El Sr. Courjeault se salió de Bourbonnais esa misma noche para nunca regresar, pero el terrible escándalo que causó no se desapareció con él. Nuestro gran Dios misericordioso, quien tantas veces ha hecho que los mismos pecados y errores de su pueblo ayuden para bien, hizo que la iniquidad pública del sacerdote quitara las escamas de muchos ojos y les preparara para recibir la luz que ya amanecía en el horizonte. Era como si muchos de nosotros escucháramos una voz del cielo diciendo: –¿No ven que en su Iglesia de Roma no siguen la palabra de Dios, sino las tradiciones mentirosas de los hombres? ¿No es evidente que el celibato de sus sacerdotes es un lazo y una institución de Satanás?
Muchos me pidieron que les mostrase en el Evangelio dónde Cristo había establecido la ley del celibato. –Yo haré mejor, –añadí, –pondré el Evangelio en sus manos y busquen ustedes mismos en ese libro lo que él enseña sobre ese tema.
Ese mismo día, hice el pedido a un comerciante de Montreal por una caja grande llena de Nuevos Testamentos impresos por orden del Arzobispo de Qüebec. Muy pronto, conocieron todos mis inmigrantes que Jesús, no sólo nunca prohibió a sus apóstoles y sacerdotes a casarse, sino que les dejó libres para tener sus esposas y vivir con ellas según el testimonio del mismo Pablo: ¿No tenemos potestad de traer con nosotros una hermana por mujer como también los otros apóstoles, los hermanos del Señor y Cefas? (1 Cor. 9: 5). Ellos vieron por su Evangelio que la doctrina del celibato de los sacerdotes no fue traído del cielo por Cristo, sino que había sido forjado en las tinieblas para añadir a las miserias del hombre. Ellos leían vez tras vez estas palabras de Cristo: Si permaneciereis en mi palabra, seréis mis verdaderos discípulos y conoceréis la verdad y la verdad os libertará . . . Por tanto, si el hijo os libertare, seréis verdaderamente libres (Jn. 8: 31, 32, 36).

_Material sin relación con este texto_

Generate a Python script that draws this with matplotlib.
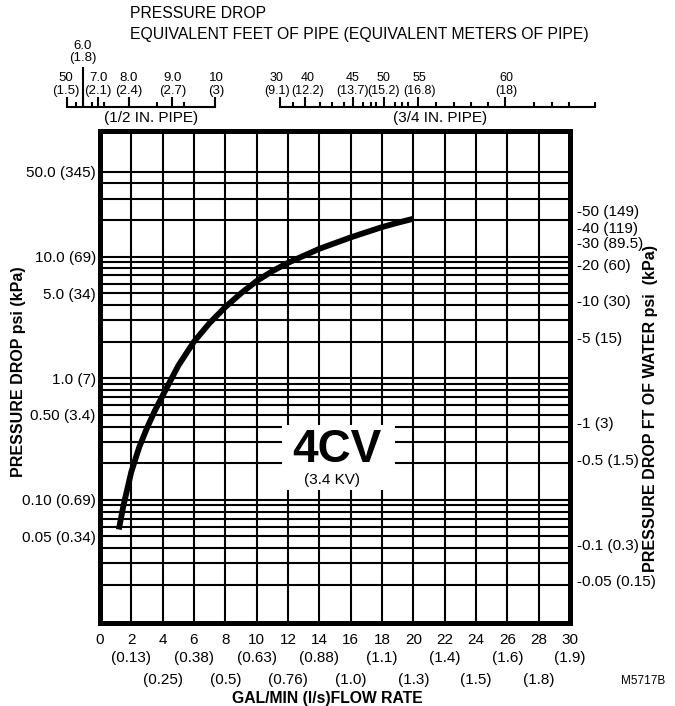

Esta promesa de libertad que Cristo dio a los que le oyeron y le siguieron, a sus corazones les hizo saltar de gozo; llegó a sus mentes como música del cielo. También descubrieron por sí mismos que cada vez que los discípulos de Cristo le preguntaron quien sería el primer gobernante o el Papa en su Iglesia, él siempre les decía solemne y positivamente que en su Iglesia nadie llegaría a ser el primero, el gobernante o el Papa. Comenzaron a sospechar seriamente que los grandes poderes del Papa y sus obispos no eran más que una usurpación sacrílega. Pronto vi que la lectura de las Santas Escrituras por mis queridos compatriotas les estaba cambiando en otros hombres. Sus mentes obviamente se edificaban y se elevaban a las esferas más altas de pensamiento. Empezaron a sospechar que las cadenas pesadas que herían sus hombros, les impedían progresar en la riqueza, inteligencia y libertad que disfrutaban sus prójimos más afortunados llamados Protestantes. Esto no fue la plena luz del día, pero fue el bendito amanecer.